Evitare sprechi e inefficienze, come nel caso del “Superbonus 110%”, che ha prodotto «la più grande truffa ai danni dello Stato». Sarebbero queste secondo il Presidente del Consiglio Giorgia Meloni le priorità del governo per delineare le risorse su cui costruire la prossima manovra di bilancio. Nella prima riunione del Consiglio dei Ministri dopo la pausa estiva la premier ha voluto sottolineare che le risorse a disposizione sono «poche». Quante, nei fatti, è ancora da capire. Come poi ha precisato anche il ministro dell’Economia Giancarlo Giorgetti, molto dipenderà anche dall’andamento del negoziato a livello europeo sul nuovo Patto di stabilità. Per fare cassa, ha aggiunto inoltre, non è esclusa la strada delle privatizzazioni, sollecitata anche da Forza Italia, perché «potrebbero esserci partecipazioni da cui è necessario disinvestire». In ogni caso, la Legge di Bilancio entrerà nel vivo dopo la riunione di maggioranza in programma per mercoledì 6 settembre: per ora la Meloni si è limitata a chiarire le direttive da seguire e i paletti da porsi, il tutto all’insegna della prudenza.

Se a livello domestico le acque sembrano rimanere ancora calme dopo un’estate non particolarmente  movimentata, il focus dell’analisi settimanale si concentra sull’estero, dove invece negli ultimi mesi il fenomeno del golpe si è reso sempre più frequente. Un numero abbastanza significativo tale da far quasi immaginare un domino Wagner nell’Africa francofona: dopo il fallito “putsch” in Russia dei mercenari di Evgheny Prigozhin il 24 e 25 giugno, il colpo di Stato in Niger il 25 luglio della guardia presidenziale contro il presidente Mohamed Bazoum, filo-occidentale, e pochi giorni fa, a una settimana dalla morte di Prigozhin, il golpe in Gabon contro il presidente Ali Bongo Ondimba, appoggiato da Parigi. In quest’ultimo caso, in particolare, il colpo di Stato è avvenuto nel giro di poche ore dopo l’annuncio da parte della Commissione elettorale della rielezione di Ali Bongo, al suo terzo mandato. Di risposta, la guardia pretoriana ha annullato il voto, sciolto tutte le istituzioni della Repubblica, imposto il coprifuoco e chiuso le frontiere fino a nuovo ordine.

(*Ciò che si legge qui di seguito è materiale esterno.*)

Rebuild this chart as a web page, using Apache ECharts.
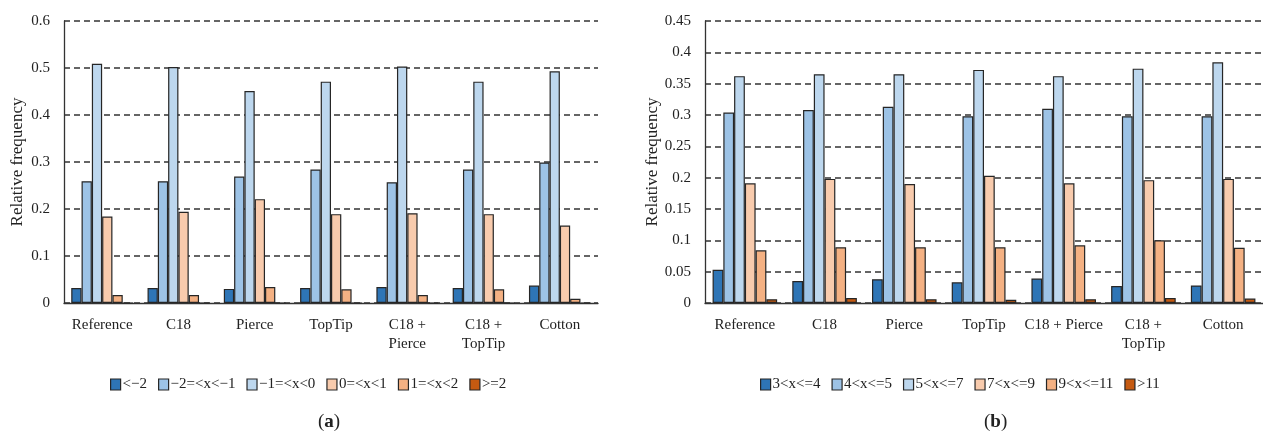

Immediata la reazione internazionale con il Segretario generale delle Nazioni Unite Antonio Guterres che ha invitato tutti i soggetti coinvolti nel colpo di stato a esercitare «moderazione, impegnarsi nei colloqui, garantire lo stato di diritto e il rispetto dei diritti umani» ed espresso ferma condanna per l’intervento della leadership militare nel paese. Forte anche la posizione della Francia che ha condannato a più riprese l’accaduto e raccomandato i propri connazionali nel paese africano di “non uscire di casa” tramite le parole della premier Elisabeth Borne. Il tutto mentre Marine Le Pen continua a sollecitare il ministro degli Esteri Catherine Colonna a fornire chiarimenti sulla dottrina della Francia nelle relazioni con il Gabon e sulla coerenza della politica francese in Africa: «Di fronte all’incompetenza che caratterizza la vostra politica africana, può precisare qual è la dottrina sulle relazioni con questo Paese storicamente amico?».

Come per il Niger, la Francia ha infatti avuto un peso importante nell’economia del paese africano. Ma se a Niamey in Niger il putsch era stato salutato da una parte della popolazione sventolando bandiere russe e inneggiando a Vladimir Putin, a Libreville in Gabon la situazione appare molto diversa. Pascal Boniface, politologo, fondatore-direttore dell’Iris, Istituto francese di relazioni internazionali e strategiche, dice a Tullio Giannotti, corrispondente dell’ANSA da Parigi: «C’è un filo rosso che lega i cinque colpi di Stato degli ultimi mesi in Africa Occidentale – Mali, Guinea, Burkina Faso, Ciad e Niger-. Ma ciò che sta accadendo in Gabon è diverso dai precedenti casi: più che all’esplosione di ostilità anti-francese, assistiamo alla rivolta contro un regime corrotto che restava al potere da oltre 50 anni». Nel Niger in crisi di sicurezza, con l’ombra della Wagner dietro i militari golpisti, emerge un riflesso anti-francese e anti-occidentale, con l’espulsione dell’ambasciatore di Parigi. Nel Gabon il contesto internazionale è meno chiaro, oltretutto che nel tempo il sostegno di Parigi ai Bongo si è notevolmente stemperato.  

Il quadro in generale è abbastanza complicato, il continente africano è centrale anche nelle strategie di politica estera del governo italiano, che osserva la situazione in attesa di comprendere quali conseguenze possano ripercuotersi sui nostri interessi nazionali, dal fronte economico a quello della sicurezza.